SHORT PROBLEM » Copy out every line exactly, passing over the pictures.
━━━━━ DATASET EXTRACT ━━━━━
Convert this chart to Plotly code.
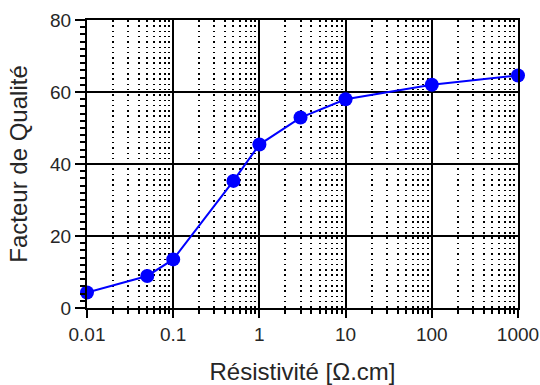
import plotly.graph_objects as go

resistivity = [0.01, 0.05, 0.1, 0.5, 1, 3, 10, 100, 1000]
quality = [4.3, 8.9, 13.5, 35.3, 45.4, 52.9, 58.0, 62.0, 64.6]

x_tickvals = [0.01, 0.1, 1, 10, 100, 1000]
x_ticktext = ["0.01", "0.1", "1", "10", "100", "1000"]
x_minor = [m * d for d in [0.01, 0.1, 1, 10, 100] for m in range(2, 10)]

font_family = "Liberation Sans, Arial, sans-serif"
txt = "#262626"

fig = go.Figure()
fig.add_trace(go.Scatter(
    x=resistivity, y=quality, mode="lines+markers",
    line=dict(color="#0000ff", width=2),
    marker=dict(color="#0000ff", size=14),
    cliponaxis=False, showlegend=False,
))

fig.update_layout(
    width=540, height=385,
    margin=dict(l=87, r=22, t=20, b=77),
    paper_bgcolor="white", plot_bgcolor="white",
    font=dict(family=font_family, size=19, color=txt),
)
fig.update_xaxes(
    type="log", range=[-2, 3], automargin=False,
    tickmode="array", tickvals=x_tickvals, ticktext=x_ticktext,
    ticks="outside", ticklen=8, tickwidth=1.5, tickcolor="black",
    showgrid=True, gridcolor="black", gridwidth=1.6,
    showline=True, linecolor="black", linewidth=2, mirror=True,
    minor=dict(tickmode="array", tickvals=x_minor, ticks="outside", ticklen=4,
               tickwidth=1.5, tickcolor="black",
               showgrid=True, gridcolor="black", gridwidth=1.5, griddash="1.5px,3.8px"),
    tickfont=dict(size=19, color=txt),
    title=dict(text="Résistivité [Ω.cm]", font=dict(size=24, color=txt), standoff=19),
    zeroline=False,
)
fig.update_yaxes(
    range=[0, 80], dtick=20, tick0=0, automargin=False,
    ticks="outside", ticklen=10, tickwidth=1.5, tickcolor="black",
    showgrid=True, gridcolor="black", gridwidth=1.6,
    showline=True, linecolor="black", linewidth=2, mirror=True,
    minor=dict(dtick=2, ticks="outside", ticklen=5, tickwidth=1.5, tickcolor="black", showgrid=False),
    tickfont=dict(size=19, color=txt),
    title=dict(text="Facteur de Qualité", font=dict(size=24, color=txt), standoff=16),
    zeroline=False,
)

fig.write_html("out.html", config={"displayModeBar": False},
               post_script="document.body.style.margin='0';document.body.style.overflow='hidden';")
━━━━━
SOLUTION TO THE PROBLEM »
Convert this chart to Plotly code.
import plotly.graph_objects as go

resistivity = [0.01, 0.05, 0.1, 0.5, 1, 3, 10, 100, 1000]
quality = [4.3, 8.9, 13.5, 35.3, 45.4, 52.9, 58.0, 62.0, 64.6]

x_tickvals = [0.01, 0.1, 1, 10, 100, 1000]
x_ticktext = ["0.01", "0.1", "1", "10", "100", "1000"]
x_minor = [m * d for d in [0.01, 0.1, 1, 10, 100] for m in range(2, 10)]

font_family = "Liberation Sans, Arial, sans-serif"
txt = "#262626"

fig = go.Figure()
fig.add_trace(go.Scatter(
    x=resistivity, y=quality, mode="lines+markers",
    line=dict(color="#0000ff", width=2),
    marker=dict(color="#0000ff", size=14),
    cliponaxis=False, showlegend=False,
))

fig.update_layout(
    width=540, height=385,
    margin=dict(l=87, r=22, t=20, b=77),
    paper_bgcolor="white", plot_bgcolor="white",
    font=dict(family=font_family, size=19, color=txt),
)
fig.update_xaxes(
    type="log", range=[-2, 3], automargin=False,
    tickmode="array", tickvals=x_tickvals, ticktext=x_ticktext,
    ticks="outside", ticklen=8, tickwidth=1.5, tickcolor="black",
    showgrid=True, gridcolor="black", gridwidth=1.6,
    showline=True, linecolor="black", linewidth=2, mirror=True,
    minor=dict(tickmode="array", tickvals=x_minor, ticks="outside", ticklen=4,
               tickwidth=1.5, tickcolor="black",
               showgrid=True, gridcolor="black", gridwidth=1.5, griddash="1.5px,3.8px"),
    tickfont=dict(size=19, color=txt),
    title=dict(text="Résistivité [Ω.cm]", font=dict(size=24, color=txt), standoff=19),
    zeroline=False,
)
fig.update_yaxes(
    range=[0, 80], dtick=20, tick0=0, automargin=False,
    ticks="outside", ticklen=10, tickwidth=1.5, tickcolor="black",
    showgrid=True, gridcolor="black", gridwidth=1.6,
    showline=True, linecolor="black", linewidth=2, mirror=True,
    minor=dict(dtick=2, ticks="outside", ticklen=5, tickwidth=1.5, tickcolor="black", showgrid=False),
    tickfont=dict(size=19, color=txt),
    title=dict(text="Facteur de Qualité", font=dict(size=24, color=txt), standoff=16),
    zeroline=False,
)

fig.write_html("out.html", config={"displayModeBar": False},
               post_script="document.body.style.margin='0';document.body.style.overflow='hidden';")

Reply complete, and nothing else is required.